The Philosophy of love (part II)
The whole of creation is made for love. Man is the most capable of it. If we have a stone in our house and we like the stone very much, the stone will not be aware of our love to that degree to which a plant would be conscious of it. If we have a plant, and care for it and tend it, it will respond to our care and will flourish. The animals feel affection. If we keep an animal in the house, how much affection and love it can feel! The tame animals in time grow to be as affectionate as one of the family. It was Joseph’s dog that fed him while in the well until he was found by travelers passing that way.
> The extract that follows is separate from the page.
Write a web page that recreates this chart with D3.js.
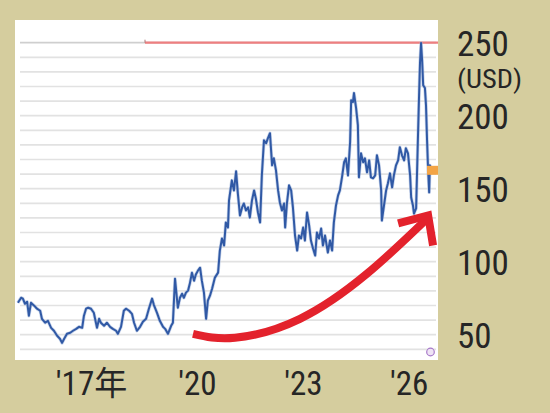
<!DOCTYPE html>
<html><head><meta charset="utf-8">
<script src="https://cdn.jsdelivr.net/npm/d3@7"></script>
<style>body{margin:0;background:#d5cd9e;overflow:hidden}</style>
</head><body>
<svg id="c" width="550" height="413"></svg>
<script>
// ---- data ----
const years = [2014.93,2015.02,2015.07,2015.13,2015.19,2015.24,2015.30,2015.39,2015.47,2015.56,2015.61,2015.70,2015.78,2015.87,2015.95,2016.04,2016.12,2016.18,2016.24,2016.32,2016.41,2016.49,2016.58,2016.66,2016.75,2016.80,2016.86,2016.92,2017.00,2017.08,2017.17,2017.23,2017.28,2017.37,2017.45,2017.54,2017.62,2017.71,2017.76,2017.85,2017.93,2017.99,2018.08,2018.16,2018.22,2018.30,2018.39,2018.47,2018.56,2018.64,2018.73,2018.78,2018.87,2018.95,2019.04,2019.10,2019.18,2019.27,2019.32,2019.38,2019.44,2019.46,2019.52,2019.58,2019.63,2019.69,2019.75,2019.80,2019.86,2019.92,2019.97,2020.03,2020.09,2020.14,2020.20,2020.26,2020.31,2020.37,2020.43,2020.51,2020.60,2020.65,2020.71,2020.77,2020.82,2020.88,2020.91,2020.97,2020.99,2021.05,2021.11,2021.16,2021.22,2021.28,2021.33,2021.39,2021.45,2021.50,2021.56,2021.62,2021.67,2021.73,2021.79,2021.84,2021.90,2021.96,2022.01,2022.07,2022.13,2022.18,2022.24,2022.30,2022.35,2022.41,2022.47,2022.50,2022.55,2022.61,2022.67,2022.72,2022.78,2022.84,2022.89,2022.95,2023.01,2023.06,2023.12,2023.18,2023.23,2023.29,2023.35,2023.40,2023.46,2023.52,2023.57,2023.63,2023.71,2023.77,2023.83,2023.88,2023.94,2024.00,2024.05,2024.11,2024.17,2024.22,2024.28,2024.34,2024.37,2024.42,2024.45,2024.51,2024.56,2024.59,2024.65,2024.71,2024.76,2024.82,2024.88,2024.93,2024.99,2025.05,2025.10,2025.16,2025.22,2025.24,2025.30,2025.36,2025.41,2025.47,2025.53,2025.58,2025.64,2025.70,2025.75,2025.81,2025.87,2025.92,2025.98,2026.04,2026.07,2026.12,2026.15,2026.21,2026.26,2026.29,2026.32,2026.35,2026.38,2026.41,2026.46,2026.49,2026.52,2026.55,2026.58,2026.60,2026.66];
const prices = [71.9,75.3,74.7,71.2,72.6,63.0,71.9,69.9,67.8,66.4,60.9,58.2,59.5,54.7,52.7,49.3,47.2,44.4,47.2,50.6,51.3,52.7,54.0,55.4,54.7,63.0,67.8,68.5,67.8,65.0,54.7,60.9,58.2,56.1,58.2,55.4,54.0,52.7,50.6,55.4,66.4,67.8,66.4,64.3,58.2,52.7,55.4,58.9,60.9,67.8,74.7,70.5,65.0,59.5,55.4,54.0,50.6,56.1,58.2,88.4,73.3,68.5,75.3,78.1,75.3,78.8,80.2,85.0,92.5,87.0,91.2,93.9,95.9,87.0,78.8,60.9,73.3,76.7,81.5,89.1,92.5,107.6,115.9,111.1,126.9,123.4,142.0,152.3,155.7,148.8,161.9,146.8,131.7,137.2,139.9,135.1,137.2,130.3,142.0,148.8,143.3,133.7,126.9,159.1,183.2,181.1,184.5,188.0,166.0,170.8,162.6,148.8,140.6,135.1,139.9,123.4,139.9,152.3,148.8,137.2,117.9,107.6,117.9,115.9,123.4,114.5,133.7,124.8,114.5,109.0,104.2,120.0,115.9,122.7,111.1,117.9,106.3,114.5,107.6,126.9,138.5,145.4,148.8,157.8,168.1,170.8,159.1,181.8,210.6,209.3,215.5,205.2,193.5,157.8,174.2,168.1,170.8,161.2,169.4,157.8,157.1,159.1,172.9,166.0,148.8,128.2,138.5,148.8,153.6,160.5,150.9,159.1,166.0,169.4,178.4,172.9,169.4,177.7,174.2,159.1,144.0,138.5,133.0,136.5,183.2,210.6,236.1,249.8,238.1,220.9,218.9,207.2,183.2,162.6,147.5,166.0,162.6];
const yTicks = [50,100,150,200,250];
const xTicks = [2017,2020,2023,2026];
const xTickLabels = ["'17年","'20","'23","'26"];
const gridValues = d3.range(40, 251, 10);
const highLevel = 250;
const highStartYear = 2018.53;
const arrowYears  = [2019.89,2021.08,2022.92,2024.82,2026.50];
const arrowPrices = [50.6,47.9,60.9,91.8,129.0];
const arrowHeadYears  = [2025.70,2026.55,2026.69];
const arrowHeadPrices = [126.2,131.7,111.1];

// ---- layout ----
const W = 550, H = 413;
const plot = {x0:15, x1:438, y0:20, y1:360};
const svg = d3.select('#c');
svg.append('rect').attr('width',W).attr('height',H).attr('fill','#d5cd9e');
svg.append('rect').attr('x',plot.x0).attr('y',plot.y0)
  .attr('width',plot.x1-plot.x0).attr('height',plot.y1-plot.y0).attr('fill','#ffffff');

const x = d3.scaleLinear().domain([2017,2026]).range([91,408.7]);
const y = d3.scaleLinear().domain([40,250]).range([349.3,42.7]);

const fontStack = "'Liberation Sans Narrow','Roboto Condensed','DejaVu Sans Condensed','Noto Sans CJK JP',sans-serif";

// grid
svg.append('g').selectAll('line').data(gridValues).join('line')
  .attr('x1',20).attr('x2',436)
  .attr('y1',d=>y(d)).attr('y2',d=>y(d))
  .attr('stroke',d=>d===highLevel?'#cfcfcf':'#e2e2e2')
  .attr('stroke-width',1.7);

// high line
svg.append('line')
  .attr('x1',x(highStartYear)).attr('x2',plot.x1)
  .attr('y1',y(highLevel)).attr('y2',y(highLevel))
  .attr('stroke','#ee7f80').attr('stroke-width',2.2);
svg.append('line')
  .attr('x1',x(highStartYear)).attr('x2',x(highStartYear))
  .attr('y1',y(highLevel)-3).attr('y2',y(highLevel))
  .attr('stroke','#aa7777').attr('stroke-width',1);

// price line
const pts = years.map((d,i)=>[d,prices[i]]);
const lineGen = d3.line().x(d=>x(d[0])).y(d=>y(d[1]));
svg.append('path').datum(pts)
  .attr('fill','none').attr('stroke','#9fb4da').attr('stroke-width',3.4).attr('stroke-opacity',0.55)
  .attr('stroke-linejoin','round').attr('d',lineGen);
svg.append('path').datum(pts)
  .attr('fill','none').attr('stroke','#3059a5').attr('stroke-width',2)
  .attr('stroke-linejoin','round').attr('d',lineGen);

// last value tag
const last = pts[pts.length-1];
svg.append('rect').attr('x',plot.x1-11).attr('y',y(last[1])-4.5)
  .attr('width',11).attr('height',9).attr('fill','#f3a445');

// arrow
const apts = arrowYears.map((d,i)=>[d,arrowPrices[i]]);
svg.append('path').datum(apts)
  .attr('fill','none').attr('stroke','#e3222c').attr('stroke-width',8)
  .attr('d',d3.line().curve(d3.curveNatural).x(d=>x(d[0])).y(d=>y(d[1])));
const hpts = arrowHeadYears.map((d,i)=>[d,arrowHeadPrices[i]]);
svg.append('path').datum(hpts)
  .attr('fill','none').attr('stroke','#e3222c').attr('stroke-width',8)
  .attr('stroke-linejoin','miter')
  .attr('d',d3.line().x(d=>x(d[0])).y(d=>y(d[1])));

// logo circle
svg.append('circle').attr('cx',430.5).attr('cy',352).attr('r',3.8)
  .attr('fill','#efe4f5').attr('stroke','#a779c9').attr('stroke-width',1.2);

// right axis labels
const yAxis = d3.axisRight(y).tickValues(yTicks).tickSize(0).tickPadding(0);
const gy = svg.append('g').attr('transform','translate(457,0)').call(yAxis);
gy.select('.domain').remove();
gy.selectAll('text').attr('font-family',fontStack).attr('font-size',35)
  .attr('fill','#262626').attr('dy','0.36em');
svg.append('text').attr('x',457).attr('y',88).text('(USD)')
  .attr('font-family',fontStack).attr('font-size',26).attr('fill','#262626')
  .attr('textLength',65).attr('lengthAdjust','spacingAndGlyphs');

// bottom axis labels
const xAxis = d3.axisBottom(x).tickValues(xTicks).tickSize(0).tickPadding(0)
  .tickFormat((d,i)=>xTickLabels[i]);
const gx = svg.append('g').attr('transform','translate(0,395)').call(xAxis);
gx.select('.domain').remove();
gx.selectAll('text').attr('font-family',fontStack).attr('font-size',33)
  .attr('fill','#262626').attr('dy',0);
</script>
</body></html>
It is said that the horse of an Arab who had fallen on the battlefield kept watch over him for three days, guarding his corpse from the vultures until his comrades came. But man, having the largest share of intelligence, has the most love in his nature.
All this shows that creation has evolved from mineral to plant life, from plant life to animal life, and from the animal to the human being, showing a gradual development of love through every stage.
The Sufis say that the reason of the whole creation is that the perfect Being wished to know Himself, and did so by awakening the love of His nature and creating out of it His object of love, which is beauty. Dervishes, with this meaning, salute each other by saying, ‘Ishq Allah, Ma’bud Allah’ --‘God is love and God is the beloved.’ A Hindustani poet says, ‘The desire to see the beloved brought me to earth, and the same desire to see the beloved I am taking with me to heaven.’